From the cliffs, Constantine's scouts could see the smoke boiling up from the straits. The sound of rams meeting hull, the crackle of burning canvas, and the distant screams drifted to the land walls like thunder from a distant storm. In Byzantium's forum, Licinius listened for news with ears tuned to the wind, but no runner brought relief-only the slow mounting certainty of disaster.

Back on the water, the trap tightened. Crispus, never at the center but always present at the edges, directed his ships like a surgeon guiding a blade: strike, withdraw, flank, withdraw, never letting the enemy regroup. As the hours passed, the advantage swung irrevocably to the invaders. By noon, Amandus's fleet was little more than a chain of burning hulks and scattered survivors limping for the open sea. The channel was his no longer.

When the last Licinian standard dipped beneath the waves, Crispus allowed the survivors to flee. He had no need to butcher men who could not escape. Instead, he turned his battered ships north, sealing the Bosphorus against any hope of rescue for the city.

On shore, Constantine watched the billowing black smoke and let himself smile for the first time in months. Byzantium was encircled by land and sea. The ring had closed.

Orders followed at once: the siege lines thickened, towers grew a story higher, new engines were dragged into place. Grain stores were rationed; every escape route was closed. Constantine rode through the ranks at sunset, pausing at the gates to address his legions.

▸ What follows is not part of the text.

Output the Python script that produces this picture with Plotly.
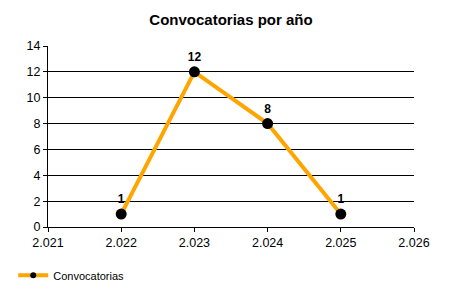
import plotly.graph_objects as go

years = [2022, 2023, 2024, 2025]
counts = [1, 12, 8, 1]
x_tickvals = [2021, 2022, 2023, 2024, 2025, 2026]
x_ticktext = ["2.021", "2.022", "2.023", "2.024", "2.025", "2.026"]
y_tickvals = [0, 2, 4, 6, 8, 10, 12, 14]

fig = go.Figure()
fig.add_trace(go.Scatter(
    x=years, y=counts, mode="lines+markers+text",
    name="Convocatorias", showlegend=False,
    line=dict(color="#FFA500", width=4),
    marker=dict(color="black", size=11),
    text=[str(v) for v in counts],
    textposition="top center",
    textfont=dict(family="Liberation Sans, Arial", size=12, color="black", weight="bold"),
    cliponaxis=False,
))
fig.add_trace(go.Scatter(
    x=[None], y=[None], mode="lines+markers", name="Convocatorias",
    line=dict(color="#FFA500", width=4),
    marker=dict(color="black", size=6),
    showlegend=True,
))

fig.update_layout(
    width=450, height=300,
    margin=dict(l=48, r=36, t=46, b=72),
    paper_bgcolor="white", plot_bgcolor="white",
    font=dict(family="Liberation Sans, Arial", size=12, color="black"),
    title=dict(text="<b>Convocatorias por año</b>", x=0.5, xanchor="center",
               y=1 - 20 / 300, yanchor="middle", xref="paper",
               font=dict(size=15, color="black")),
    showlegend=True,
    legend=dict(x=-0.095, y=-0.26, xanchor="left", yanchor="middle",
                orientation="h", font=dict(size=11), bgcolor="rgba(0,0,0,0)",
                itemwidth=30),
    xaxis=dict(range=[2021, 2026], tickvals=x_tickvals, ticktext=x_ticktext,
               showgrid=False, zeroline=False, showline=True, linecolor="black",
               linewidth=1, ticks="outside", ticklen=4, tickcolor="black",
               tickfont=dict(size=12.5)),
    yaxis=dict(range=[0, 14], tickvals=y_tickvals, showgrid=True,
               gridcolor="black", gridwidth=1, zeroline=False, showline=True,
               linecolor="black", linewidth=1, ticks="outside", ticklen=4,
               tickcolor="black", tickfont=dict(size=12.5)),
)

fig.write_html("out.html")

"The hardest stone breaks to the patient hammer," he said, voice carrying over the ranks. "You have driven the last wedge between East and West. You will finish this city, then take your reward."

The men cheered, weary but hungry for the end. Crispus's victory had sharpened their resolve as much as it had shattered the hope of the enemy.

Night fell over Byzantium. Torches burned along the walls; the defenders waited for sorties that would never come. In his command tent, Licinius reviewed his options with growing dread, watching the city's grain supplies shrink and the river darken with the corpses of the dead. He could hope only for a miracle or an assassin's lucky blade. None would come.

Across the plain, Constantine studied maps and reports late into the night. Every calculation now ended at the same conclusion: the city would fall. The empire would be one. He walked out into the chill and looked at the stars reflected on the Bosphorus, knowing that history itself was waiting for his signal.

In the straits, Crispus's fleet kept vigil, oars ready, firepots stacked, waiting for the order that would finally break the world in two.

The siege had become a question of time. But for the first time since Rome's birth, the answer was certain.